Code that draws figures:
>> BEGIN
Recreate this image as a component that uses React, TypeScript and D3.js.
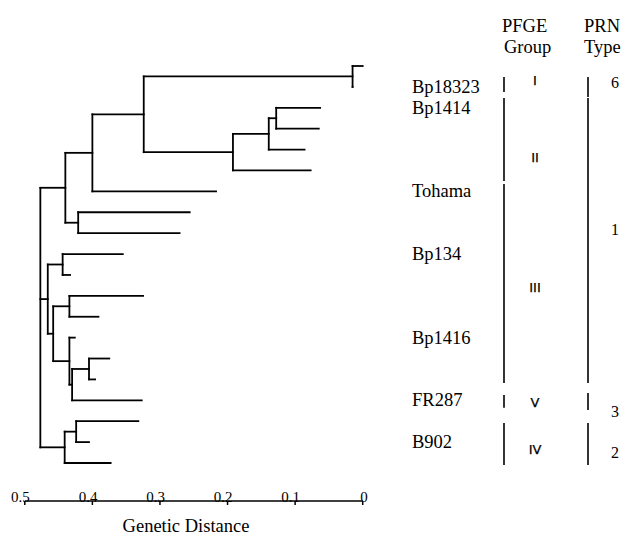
import React from "react";
import * as d3 from "d3";

type TreeNode = { h: number; children?: TreeNode[] };

// genetic distance of every node, leaves listed top to bottom
const tree: TreeNode = {
  h: 0.477,
  children: [
    {
      h: 0.44,
      children: [
        {
          h: 0.4,
          children: [
            {
              h: 0.324,
              children: [
                { h: 0.015, children: [{ h: 0 }, { h: 0.015 }] },
                {
                  h: 0.192,
                  children: [
                    {
                      h: 0.139,
                      children: [
                        { h: 0.128, children: [{ h: 0.063 }, { h: 0.065 }] },
                        { h: 0.086 },
                      ],
                    },
                    { h: 0.077 },
                  ],
                },
              ],
            },
            { h: 0.217 },
          ],
        },
        { h: 0.421, children: [{ h: 0.256 }, { h: 0.271 }] },
      ],
    },
    {
      h: 0.466,
      children: [
        { h: 0.444, children: [{ h: 0.355 }, { h: 0.433 }] },
        {
          h: 0.458,
          children: [
            { h: 0.434, children: [{ h: 0.325 }, { h: 0.391 }] },
            {
              h: 0.434,
              children: [
                { h: 0.426 },
                {
                  h: 0.43,
                  children: [
                    { h: 0.405, children: [{ h: 0.375 }, { h: 0.396 }] },
                    { h: 0.327 },
                  ],
                },
              ],
            },
          ],
        },
      ],
    },
    {
      h: 0.441,
      children: [
        { h: 0.424, children: [{ h: 0.332 }, { h: 0.405 }] },
        { h: 0.373 },
      ],
    },
  ],
};

const strains = ["Bp18323", "Bp1414", "Tohama", "Bp134", "Bp1416", "FR287", "B902"];
const strainLeaf = [1, 2, 6, 9, 13, 16, 18];

// spans in leaf rows
const pfgeGroups = ["I", "II", "III", "V", "IV"];
const pfgeFrom = [0.53, 1.53, 5.65, 15.74, 17.08];
const pfgeTo = [1.24, 5.5, 15.17, 16.36, 19.09];
const pfgeAt = [0.69, 4.35, 10.57, 16.1, 18.33];

const prnTypes = ["6", "1", "3", "2"];
const prnFrom = [0.53, 1.53, 15.65, 17.08];
const prnTo = [1.48, 15.17, 16.46, 19.09];
const prnAt = [0.81, 7.85, 16.56, 18.52];

const ticks = [0.5, 0.4, 0.3, 0.2, 0.1, 0];

const width = 628;
const height = 535;
const serif = "'Liberation Serif', 'Times New Roman', serif";
const sans = "'DejaVu Sans', Arial, sans-serif";

export default function App() {
  const x = d3.scaleLinear().domain([0.5, 0]).range([24.8, 362.7]);
  const root = d3.hierarchy(tree);
  const leaves = root.leaves();
  const y = d3.scaleLinear().domain([0, leaves.length - 1]).range([66, 463]);

  const pos = new Map<d3.HierarchyNode<TreeNode>, number>();
  leaves.forEach((l, i) => pos.set(l, y(i)));
  root.eachAfter((n) => {
    if (n.children) {
      const c = n.children;
      pos.set(n, (pos.get(c[0])! + pos.get(c[c.length - 1])!) / 2);
    }
  });

  const segs: { x1: number; y1: number; x2: number; y2: number }[] = [];
  root.each((n) => {
    if (n.children) {
      const c = n.children;
      segs.push({ x1: x(n.data.h), x2: x(n.data.h), y1: pos.get(c[0])!, y2: pos.get(c[c.length - 1])! });
    }
    if (n.parent) {
      segs.push({ x1: x(n.parent.data.h), x2: x(n.data.h), y1: pos.get(n)!, y2: pos.get(n)! });
    }
  });

  const axisY = 501;

  return (
    <svg
      width={width}
      height={height}
      style={{ position: "absolute", left: 0, top: 0, background: "#fff" }}
    >
      <g stroke="#000" strokeWidth={1.8} strokeLinecap="square" fill="none">
        {segs.map((s, i) => (
          <line key={i} x1={s.x1} y1={s.y1} x2={s.x2} y2={s.y2} />
        ))}
      </g>

      {/* axis */}
      <line x1={x(0.5)} x2={x(0)} y1={axisY} y2={axisY} stroke="#000" strokeWidth={1.5} />
      {ticks.map((t) => (
        <g key={t}>
          <line x1={x(t)} x2={x(t)} y1={axisY} y2={axisY + 4} stroke="#000" strokeWidth={1.5} />
          <text x={x(t) + 5} y={axisY + 1} textAnchor="end" fontFamily={serif} fontSize={15}>
            {t === 0 ? "0" : String(t)}
          </text>
        </g>
      ))}
      <text x={186} y={532} textAnchor="middle" fontFamily={serif} fontSize={18.5}>
        Genetic Distance
      </text>

      {/* strain labels */}
      {strains.map((s, i) => (
        <text key={s} x={412} y={y(strainLeaf[i]) + 6} fontFamily={serif} fontSize={18.5}>
          {s}
        </text>
      ))}

      {/* headers */}
      <g fontFamily={serif} fontSize={18.5}>
        <text x={502} y={32}>PFGE</text>
        <text x={504} y={53}>Group</text>
        <text x={584} y={32}>PRN</text>
        <text x={584} y={53}>Type</text>
      </g>

      {pfgeGroups.map((g, i) => (
        <g key={g}>
          <line x1={504} x2={504} y1={y(pfgeFrom[i])} y2={y(pfgeTo[i])} stroke="#000" strokeWidth={1.6} />
          <text
            x={535}
            y={y(pfgeAt[i]) + 5}
            textAnchor="middle"
            fontFamily={sans}
            fontSize={13}
            fill="#000"
            stroke="#000"
            strokeWidth={0.25}
          >
            {g}
          </text>
        </g>
      ))}

      {prnTypes.map((p, i) => (
        <g key={p}>
          <line x1={588} x2={588} y1={y(prnFrom[i])} y2={y(prnTo[i])} stroke="#000" strokeWidth={1.6} />
          <text x={615} y={y(prnAt[i]) + 5} textAnchor="middle" fontFamily={serif} fontSize={16}>
            {p}
          </text>
        </g>
      ))}
    </svg>
  );
}
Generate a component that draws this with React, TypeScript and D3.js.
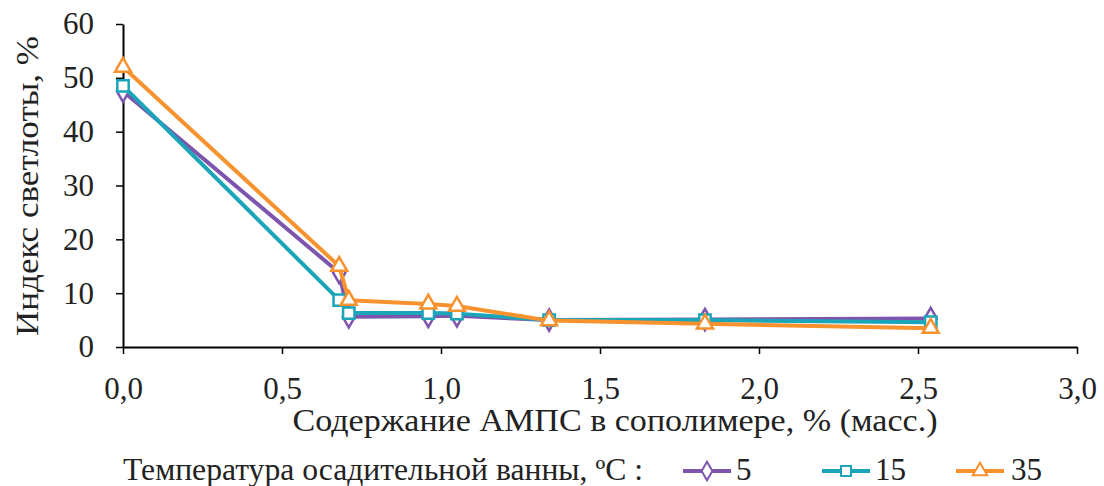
import React, { useEffect, useRef } from "react";
import * as d3 from "d3";

// AMPS content in copolymer, % (mass)
const amps = [0, 0.68, 0.71, 0.96, 1.05, 1.34, 1.83, 2.54];
// brightness index at bath temperature 5, 15, 35 °C
const t5 = [47.5, 13.8, 5.6, 5.7, 5.8, 5.0, 5.1, 5.3];
const t15 = [48.5, 8.7, 6.3, 6.3, 6.2, 5.0, 5.0, 4.6];
const t35 = [52, 15, 8.7, 8.0, 7.6, 4.9, 4.3, 3.5];

const seriesNames = ["5", "15", "35"];
const xTicks = [0, 0.5, 1, 1.5, 2, 2.5, 3];
const yTicks = [0, 10, 20, 30, 40, 50, 60];

const colors = ["#7d55ad", "#1aa5b8", "#f7922e"];
const symbols = [d3.symbolDiamond, d3.symbolSquare, d3.symbolTriangle];

const W = 1104;
const H = 486;
const margin = { top: 24, right: 27, bottom: 139, left: 123 };
const innerW = W - margin.left - margin.right;
const innerH = H - margin.top - margin.bottom;
const font = "Liberation Serif";

const App: React.FC = () => {
  const xAxisRef = useRef<SVGGElement>(null);
  const yAxisRef = useRef<SVGGElement>(null);

  const x = d3.scaleLinear().domain([0, 3]).range([0, innerW]);
  const y = d3.scaleLinear().domain([0, 60]).range([innerH, 0]);

  const line = d3
    .line<[number, number]>()
    .x(d => x(d[0]))
    .y(d => y(d[1]));

  const series = [t5, t15, t35].map(vals => amps.map((a, i) => [a, vals[i]] as [number, number]));

  useEffect(() => {
    const fmt = (d: d3.NumberValue) => (+d).toFixed(1).replace(".", ",");
    const xAxis = d3
      .axisBottom(x)
      .tickValues(xTicks)
      .tickFormat(fmt)
      .tickSize(7)
      .tickSizeOuter(0)
      .tickPadding(23);
    const yAxis = d3
      .axisLeft(y)
      .tickValues(yTicks)
      .tickFormat(d => String(d))
      .tickSize(7)
      .tickSizeOuter(0)
      .tickPadding(22);

    const gx = d3.select(xAxisRef.current!).call(xAxis as any);
    const gy = d3.select(yAxisRef.current!).call(yAxis as any);

    [gx, gy].forEach(g => {
      g.attr("font-family", null).attr("font-size", null);
      g.select(".domain").attr("stroke", "#000").attr("stroke-width", 2);
      g.selectAll(".tick line").attr("stroke", "#000").attr("stroke-width", 1.5);
      g.selectAll(".tick text")
        .attr("fill", "#222")
        .style("font-family", font)
        .style("font-size", "31px");
    });
  }, []);

  const sym = (i: number, size: number) => d3.symbol().type(symbols[i]).size(size)()!;

  const legendItems = [
    { lx: 683, tx: 736 },
    { lx: 822, tx: 875 },
    { lx: 956, tx: 1011 }
  ];

  const txt = { fontFamily: font, fontSize: 31 };

  return (
    <svg
      width={W}
      height={H}
      style={{ position: "absolute", left: 0, top: 0, background: "#fff" }}
    >
      <g transform={`translate(${margin.left},${margin.top})`}>
        <g ref={yAxisRef} />
        <g ref={xAxisRef} transform={`translate(0,${innerH})`} />
        {series.map((s, i) => (
          <g key={i}>
            <path d={line(s)!} fill="none" stroke={colors[i]} strokeWidth={4} strokeLinejoin="round" />
            {s.map((d, j) => (
              <path
                key={j}
                d={sym(i, i === 2 ? 110 : 130)}
                transform={`translate(${x(d[0])},${y(d[1])})`}
                fill="#fff"
                stroke={colors[i]}
                strokeWidth={2.5}
              />
            ))}
          </g>
        ))}
      </g>

      <text
        transform="translate(38,186) rotate(-90)"
        textAnchor="middle"
        fill="#222"
        textLength={300}
        lengthAdjust="spacingAndGlyphs"
        style={txt}
      >
        Индекс светлоты, %
      </text>
      <text
        x={615}
        y={431}
        textAnchor="middle"
        fill="#222"
        textLength={645}
        lengthAdjust="spacingAndGlyphs"
        style={txt}
      >
        Содержание АМПС в сополимере, % (масс.)
      </text>

      <text
        x={123}
        y={480}
        fill="#222"
        textLength={520}
        lengthAdjust="spacingAndGlyphs"
        style={txt}
      >
        Температура осадительной ванны, ºС :
      </text>
      {seriesNames.map((n, i) => (
        <g key={n}>
          <line
            x1={legendItems[i].lx}
            x2={legendItems[i].lx + 48}
            y1={471}
            y2={471}
            stroke={colors[i]}
            strokeWidth={4}
          />
          <path
            d={sym(i, i === 2 ? 90 : 100)}
            transform={`translate(${legendItems[i].lx + 24},471)`}
            fill="#fff"
            stroke={colors[i]}
            strokeWidth={2}
          />
          <text x={legendItems[i].tx} y={480} fill="#222" style={txt}>
            {n}
          </text>
        </g>
      ))}
    </svg>
  );
};

export default App;
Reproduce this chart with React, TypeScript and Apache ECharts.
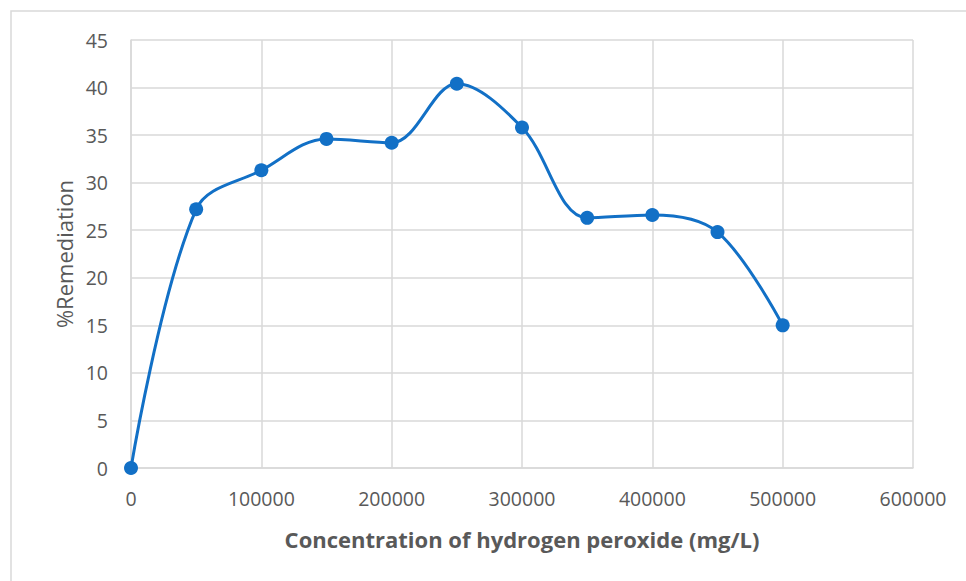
>> END
## EXERCISE
Hand back the exact lines from the start of the entries to the line with "number; children?: TreeNode[]", both ends kept and pictures left out.

## WRITTEN ANSWER
Recreate this image as a component that uses React, TypeScript and D3.js.
import React from "react";
import * as d3 from "d3";

type TreeNode = { h: number; children?: TreeNode[] };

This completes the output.